Für diese Dinge sollten sich zukünftig alle Gesellschaftsschichten in allen Ländern starkmachen und weltweit einen beeindruckenden Protest auf die Straße bringen, so dass diese doppelzüngig als "Wasserstrahl" und "Tränengas" harmlos etikettierte Gewalt endlich ein Ende findet - mitsamt der politisch salonfähig gewordenen Abart die (häufig höchst fragwürdig zustandegekommenen) Zielvorstellungen auf eine verrohte Weise durchzusetzen. Unsere selbstgerühmten Demokraten mit christlicher, islamischer oder sonstiger friedens- und artigkeitsmimikrierender Färbungen mit Schlips und Krawatte müssen auf den Boden der Tatsachen gebracht werden. Das Gebahren der Staaten in aller Welt wieder den Bedeutungen von Würde, Menschenrechten, Demokratie, Verfassungstreue näherbringen, auf die sie so schizophren schwören, unsere amoklaufenden Repräsentanten.

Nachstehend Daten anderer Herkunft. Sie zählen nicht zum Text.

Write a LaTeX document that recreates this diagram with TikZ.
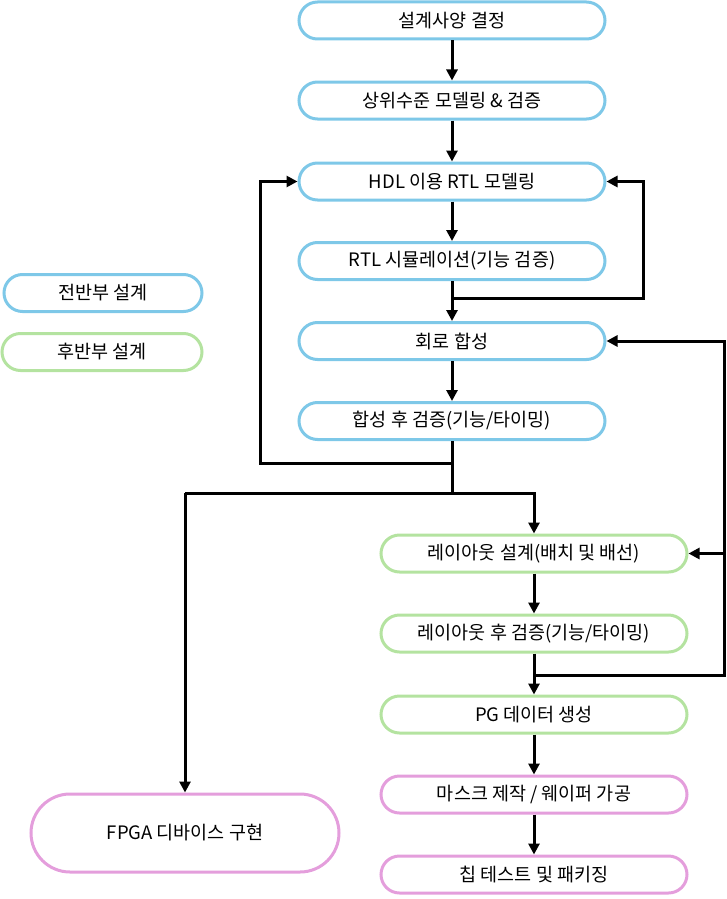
\documentclass[tikz,border=0pt]{standalone}
\usepackage{fontspec}
\setmainfont{Noto Sans CJK KR}
\usetikzlibrary{arrows.meta}
\definecolor{cblue}{HTML}{7EC8E8}
\definecolor{cgreen}{HTML}{B4E3A0}
\definecolor{cpink}{HTML}{E49EDC}
\begin{document}
\begin{tikzpicture}[x=1pt,y=-1pt,
  box/.style={draw, line width=3pt, rectangle, minimum width=306pt, minimum height=37pt,
    rounded corners=18.5pt, inner sep=0pt, font=\fontsize{18.5}{20}\selectfont, fill=white},
  fbox/.style={box, draw=cblue},
  bbox/.style={box, draw=cgreen},
  pbox/.style={box, draw=cpink},
  arr/.style={line width=3pt, -{Triangle[length=11pt,width=11pt]}},
  ln/.style={line width=3pt},
]
\useasboundingbox (0,0) rectangle (727,899);
% legend
\node[fbox, minimum width=198pt] (lg1) at (103,293) {전반부 설계};
\node[bbox, minimum width=200pt] (lg2) at (102,352) {후반부 설계};
% front end
\node[fbox] (n1) at (452,20.5) {설계사양 결정};
\node[fbox] (n2) at (452,100.5) {상위수준 모델링 \& 검증};
\node[fbox] (n3) at (452,181.5) {HDL 이용 RTL 모델링};
\node[fbox] (n4) at (452,261) {RTL 시뮬레이션(기능 검증)};
\node[fbox] (n5) at (452,341) {회로 합성};
\node[fbox] (n6) at (452,421) {합성 후 검증(기능/타이밍)};
% back end
\node[bbox] (n7) at (534,553.5) {레이아웃 설계(배치 및 배선)};
\node[bbox] (n8) at (534,633.5) {레이아웃 후 검증(기능/타이밍)};
\node[bbox] (n9) at (534,714.5) {PG 데이터 생성};
\node[pbox] (n10) at (534,794.5) {마스크 제작 / 웨이퍼 가공};
\node[pbox] (n11) at (534,874.5) {칩 테스트 및 패키징};
\node[pbox, minimum width=308pt, minimum height=78pt, rounded corners=39pt] (fp) at (185,833) {FPGA 디바이스 구현};
% coordinates
\coordinate (j1) at (452,298);
\coordinate (r1) at (643,181.5);
\coordinate (j2) at (452,463);
\coordinate (l1) at (260,181.5);
\coordinate (j3) at (452,493);
\coordinate (a7) at (534,493);
\coordinate (af) at (185,493);
\coordinate (j4) at (534,675);
\coordinate (r2) at (724,341);
\coordinate (r3) at (724,553.5);
% connectors
\draw[arr] (n1) -- (n2);
\draw[arr] (n2) -- (n3);
\draw[arr] (n3) -- (n4);
\draw[arr] (n4) -- (n5);
\draw[arr] (j1) -- (j1 -| r1) -- (r1) -- (n3.east);
\draw[arr] (n5) -- (n6);
\draw[arr] (n6.south) -- (j2) -- (j2 -| l1) -- (l1) -- (n3.west);
\draw[ln] (j2) -- (j3);
\draw[arr] (af) -- (a7) -- (n7.north);
\draw[arr] (af) -- (fp.north);
\draw[arr] (n7) -- (n8);
\draw[arr] (n8) -- (n9);
\draw[arr] (j4) -- (j4 -| r2) -- (r2) -- (n5.east);
\draw[arr] (r3) -- (n7.east);
\draw[arr] (n9) -- (n10);
\draw[arr] (n10) -- (n11);
\end{tikzpicture}
\end{document}
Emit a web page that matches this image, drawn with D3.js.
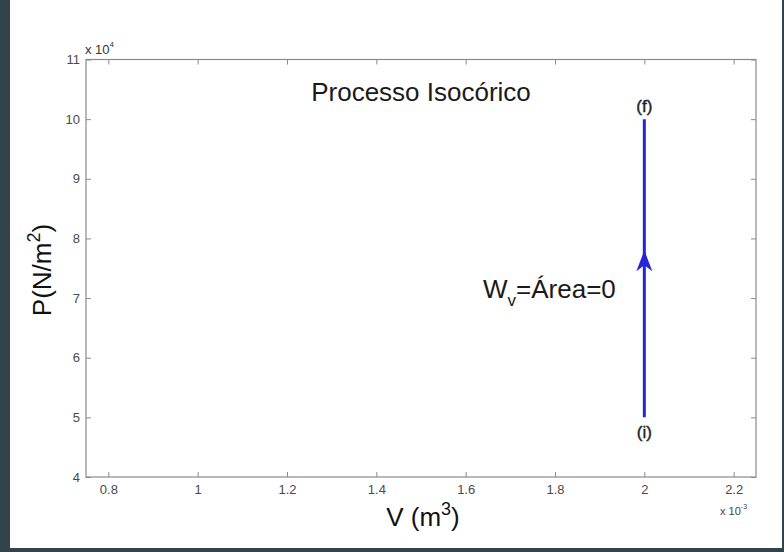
<!DOCTYPE html>
<html>
<head>
<meta charset="utf-8">
<script src="https://cdn.jsdelivr.net/npm/d3@7"></script>
<style>
  body { margin:0; background:#ffffff; }
  svg text { font-family: "Liberation Sans", Arial, sans-serif; }
  .axis path { display:none; }
  .axis line { stroke:#8a8a8a; }
  .axis text { fill:#4a4a4a; font-size:13px; }
</style>
</head>
<body>
<div id="container"></div>
<script>
// Data ---------- ---------- ----------
let xTicks = [0.8, 1, 1.2, 1.4, 1.6, 1.8, 2, 2.2];        // V (x10^-3 m^3)
let yTicks = [4, 5, 6, 7, 8, 9, 10, 11];                 // P (x10^4 N/m^2)
let volume = [2, 2];
let pressure = [5, 10];
let pointLabels = ["(i)", "(f)"];
let arrowAt = 7.8;
let title = "Processo Isocórico";

// Layout ---------- ---------- ----------
let W = 784, H = 552;
let pLeft = 86, pRight = 756, pTop = 59.5, pBottom = 477;
let blue = "#2626d6", dark = "#33434e";

let svg = d3.select("#container").append("svg").attr("width", W).attr("height", H);
svg.append("rect").attr("width", W).attr("height", H).attr("fill", "#fff");
// dark frame of the screenshot
svg.append("rect").attr("x", 0).attr("y", 0).attr("width", 10).attr("height", H).attr("fill", dark);
svg.append("rect").attr("x", 782).attr("y", 0).attr("width", 2).attr("height", H).attr("fill", dark);
svg.append("rect").attr("x", 0).attr("y", 548).attr("width", W).attr("height", 4).attr("fill", dark);

let x = d3.scaleLinear().domain([0.75, 2.25]).range([pLeft, pRight]);
let y = d3.scaleLinear().domain([4, 11]).range([pBottom, pTop]);

// Axes (ticks point inward, mirrored on top/right)
svg.append("g").attr("class", "axis").attr("transform", "translate(0," + pBottom + ")")
  .call(d3.axisBottom(x).tickValues(xTicks).tickSizeInner(-5).tickSizeOuter(0).tickPadding(8).tickFormat(d3.format("~g")));
svg.append("g").attr("class", "axis").attr("transform", "translate(0," + pTop + ")")
  .call(d3.axisTop(x).tickValues(xTicks).tickSizeInner(-5).tickSizeOuter(0).tickFormat(""));
svg.append("g").attr("class", "axis").attr("transform", "translate(" + pLeft + ",0)")
  .call(d3.axisLeft(y).tickValues(yTicks).tickSizeInner(-5).tickSizeOuter(0).tickPadding(6).tickFormat(d3.format("~g")));
svg.append("g").attr("class", "axis").attr("transform", "translate(" + pRight + ",0)")
  .call(d3.axisRight(y).tickValues(yTicks).tickSizeInner(-5).tickSizeOuter(0).tickFormat(""));
svg.append("rect").attr("x", pLeft).attr("y", pTop).attr("width", pRight - pLeft).attr("height", pBottom - pTop)
  .attr("fill", "none").attr("stroke", "#8a8a8a").attr("stroke-width", 1.2);

// Exponent labels
let e1 = svg.append("text").attr("x", pLeft - 1).attr("y", pTop - 6).attr("fill", "#333").attr("font-size", 13);
e1.append("tspan").text("x 10");
e1.append("tspan").attr("dy", -7).attr("font-size", 8).text("4");
let e2 = svg.append("text").attr("x", 720).attr("y", 515).attr("fill", "#444").attr("font-size", 11);
e2.append("tspan").text("x 10");
e2.append("tspan").attr("dy", -6).attr("font-size", 7).text("-3");

// Axis titles
let xl = svg.append("text").attr("x", 423).attr("y", 526).attr("text-anchor", "middle")
  .attr("font-size", 26).attr("fill", "#111");
xl.append("tspan").text("V (m");
xl.append("tspan").attr("dy", -11).attr("font-size", 18).text("3");
xl.append("tspan").attr("dy", 11).text(")");

let yl = svg.append("text").attr("transform", "translate(51,270) rotate(-90)").attr("text-anchor", "middle")
  .attr("font-size", 26).attr("fill", "#111");
yl.append("tspan").text("P(N/m");
yl.append("tspan").attr("dy", -11).attr("font-size", 18).text("2");
yl.append("tspan").attr("dy", 11).text(")");

// Title
svg.append("text").attr("x", 421).attr("y", 101).attr("text-anchor", "middle")
  .attr("font-size", 26).attr("fill", "#1a1a1a").text(title);

// Process line
let line = d3.line().x((d, i) => x(volume[i])).y((d, i) => y(pressure[i]));
svg.append("path").datum(volume).attr("d", line).attr("fill", "none")
  .attr("stroke", blue).attr("stroke-width", 3);

// Arrow head (notched)
let ax = x(volume[0]), ay = y(arrowAt);
svg.append("path")
  .attr("d", "M" + ax + "," + ay + " L" + (ax + 8) + "," + (ay + 21) + " L" + ax + "," + (ay + 15) + " L" + (ax - 8) + "," + (ay + 21) + "Z")
  .attr("fill", blue);

// Point labels
svg.selectAll(".plabel").data(pointLabels).enter().append("text").attr("class", "plabel")
  .attr("x", (d, i) => x(volume[i]))
  .attr("y", (d, i) => i === 0 ? y(pressure[i]) + 21 : y(pressure[i]) - 7)
  .attr("text-anchor", "middle").attr("font-size", 17).attr("fill", "#222").attr("stroke", "#222").attr("stroke-width", 0.4)
  .text(d => d);

// Work annotation
let wt = svg.append("text").attr("x", 483).attr("y", 298).attr("font-size", 26).attr("fill", "#1a1a1a");
wt.append("tspan").text("W");
wt.append("tspan").attr("dy", 8).attr("font-size", 17).text("v");
wt.append("tspan").attr("dy", -8).text("=Área=0");
</script>
</body>
</html>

Falls wir das nicht zeitnah machen, werden wir in nicht ferner Zukunft einem Arsenal von nicht-tödlichen Waffen konfrontiert sein, bei der uns jeder relevante Protest scheibchenweise das Hörvermögen kosten wird und wir nebulös an Krebs erkranken werden.






Update:
Livestream aus Istanbul und weitere Bilder:
http://geziparkitv.blogspot.de/
http://www.liveleak.com/view?i=a14_1370008810


Nachtrag:
Erdogan hat nun doch beschlossen auf die Protestbewegung zu pfeifen:
http://www.liveleak.com/view?i=8f6_1370561844
http://www.liveleak.com/view?i=778_1370680640

Nachtrag:
Heute, 10.06.2013 begann die türkische Polizei in Ankara mit scharfer Munition das Feuer auf die Demonstranten zu eröffnen.